Un couple a été passé à tabac, plusieurs journalistes ont été arrêté, dont un reporter de la revue Carta Capital, pour avoir transporté du vinaigre dans son sac à dos afin de se protéger contre les gaz lacrymogènes. La répression a été accompagnée de scènes de pillage. La police militaire a répondu par la force, procédant à plus de 150 arrestations, sans pour autant réussir à contenir la foule.
La frustration a continué de croître et d'autres motifs sont venus se greffer au mouvement: gaspillage de l'argent publique en vue de l'organisation de la Coupe du Monde et des Jeux Olympiques, inflation, corruption, prix de la vie en constante en hausse, manque d'investissement dans les secteurs de la santé et de l'éducation, insécurité, violence policières.
Lors de l'ouverture de la Coupe des Confédérations samedi 15 juin à Brasilia, le discours de la Présidente de la République Dilma Rousseff a été couvert par les sifflets d'une grande partie des tribunes du stade Mané Garrincha.
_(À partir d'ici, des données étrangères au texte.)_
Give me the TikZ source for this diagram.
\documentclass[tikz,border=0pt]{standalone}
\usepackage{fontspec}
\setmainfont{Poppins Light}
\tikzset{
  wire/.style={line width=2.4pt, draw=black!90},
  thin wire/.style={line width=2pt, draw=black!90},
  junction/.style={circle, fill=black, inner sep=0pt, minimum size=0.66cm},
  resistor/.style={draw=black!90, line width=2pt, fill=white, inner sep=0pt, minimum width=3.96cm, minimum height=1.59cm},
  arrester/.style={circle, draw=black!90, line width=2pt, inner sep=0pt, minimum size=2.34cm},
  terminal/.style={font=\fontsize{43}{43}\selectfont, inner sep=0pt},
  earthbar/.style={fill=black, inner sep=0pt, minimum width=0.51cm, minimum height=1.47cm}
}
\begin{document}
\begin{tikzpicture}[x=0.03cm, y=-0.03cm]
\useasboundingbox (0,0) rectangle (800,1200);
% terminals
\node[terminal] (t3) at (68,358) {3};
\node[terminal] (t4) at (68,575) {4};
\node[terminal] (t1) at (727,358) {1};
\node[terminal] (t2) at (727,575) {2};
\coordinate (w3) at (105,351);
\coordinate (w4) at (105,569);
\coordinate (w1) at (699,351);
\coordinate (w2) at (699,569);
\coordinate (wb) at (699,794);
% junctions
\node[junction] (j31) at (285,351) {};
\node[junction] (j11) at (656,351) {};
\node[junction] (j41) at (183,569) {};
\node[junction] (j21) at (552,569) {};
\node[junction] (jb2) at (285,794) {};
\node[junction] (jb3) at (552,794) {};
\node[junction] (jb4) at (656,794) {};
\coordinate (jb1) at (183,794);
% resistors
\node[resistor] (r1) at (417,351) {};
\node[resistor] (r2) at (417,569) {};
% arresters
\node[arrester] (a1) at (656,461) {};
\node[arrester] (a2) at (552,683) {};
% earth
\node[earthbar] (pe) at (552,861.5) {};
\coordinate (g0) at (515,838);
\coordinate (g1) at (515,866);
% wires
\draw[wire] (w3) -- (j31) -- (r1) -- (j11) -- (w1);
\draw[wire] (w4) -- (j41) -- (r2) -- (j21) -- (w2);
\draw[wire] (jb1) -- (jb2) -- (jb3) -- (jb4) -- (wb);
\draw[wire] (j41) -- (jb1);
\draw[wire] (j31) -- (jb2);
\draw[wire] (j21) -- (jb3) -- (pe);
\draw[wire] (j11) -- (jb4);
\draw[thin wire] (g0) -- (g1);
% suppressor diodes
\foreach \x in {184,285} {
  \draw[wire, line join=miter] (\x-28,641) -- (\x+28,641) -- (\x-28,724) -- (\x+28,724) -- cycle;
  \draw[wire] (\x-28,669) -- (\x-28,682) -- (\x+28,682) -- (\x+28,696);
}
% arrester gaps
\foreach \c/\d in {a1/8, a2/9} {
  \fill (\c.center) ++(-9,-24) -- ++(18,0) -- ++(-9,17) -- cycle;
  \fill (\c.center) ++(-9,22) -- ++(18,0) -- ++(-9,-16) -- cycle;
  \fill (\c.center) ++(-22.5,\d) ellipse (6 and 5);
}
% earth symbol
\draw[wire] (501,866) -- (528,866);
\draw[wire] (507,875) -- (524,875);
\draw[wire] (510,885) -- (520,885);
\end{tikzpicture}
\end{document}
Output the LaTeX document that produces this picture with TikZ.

Au même moment, la police repoussait des centaines de manifestants aux abords du stade, venus réclamer des logements décents et protester contre le coût exorbitant de l'organisation de la Coupe du Monde.
« Les Brésiliens en ont marre de travailler pour payer leurs factures en hausse, pour louer des appartements minuscules, et finir la journée fatigués devant la télévision à regarder une novela. Cela ne peut plus durer,» expliquait lundi la jeune cinéaste Denise Soares, originaire de Ponta Grossa. « Ca a été la goutte d'eau qui a fait débordé le vase. Nous sommes témoins de cette violence depuis le temps de la dictature militaire, voire même avant. Les Indiens se font arrêtés, des populations tout entières sont déplacés. La société brésilienne a besoin d'une impulsion.»
Lundi, à Curitiba, ville de deux millions d'habitants dans le sud du Brésil, il y avait principalement des jeunes dans la rue. Les manifestants ont fait part de leur ras-le-bol en demandant au gouvernement de Dilma Rousseff d'investir de façon considérable dans l'éducation et les services de santé publiques. Les manifestants ont aussi réclamé une baisse des prix et de meilleurs salaires pour les fonctionnaires. Alors que le pays traverse un ralentissement économique inquiétant, le coût de la vie est en constante hausse, en particulier ceux du logement et de l'alimentation.
De nombreuses pancartes encourageant les étrangers à boycotter les manifestations sportives étaient aussi présentes dans la foule, qui a regroupé près de 10,000 personnes dans la capitale du Parana. De nombreux observateurs locaux expliquent qu'une manifestation d'une telle ampleur n'avait pas eu lieu depuis la chute du Président Fernando Collor en 1992 suite à une sombre affaire de corruption. « Sort de Facebook et envahi les rues, » incitait une pancarte tenu par un étudiant.
Pour la première fois depuis son éléction à la Présidence de la République en 2010, la travailliste Dilma Rousseff a vu sa côte de popularité chuter de huit points en juin, selon l'institut Data Folha. Elle vient d'ailleurs d'annuler un déplacement officiel au Japon prévu la semaine prochaine. « Nous ne lacherons pas, » criait lundi une avocate d'une trentaine d'années dans les rues de Curitiba, « le Brésil doit changer ».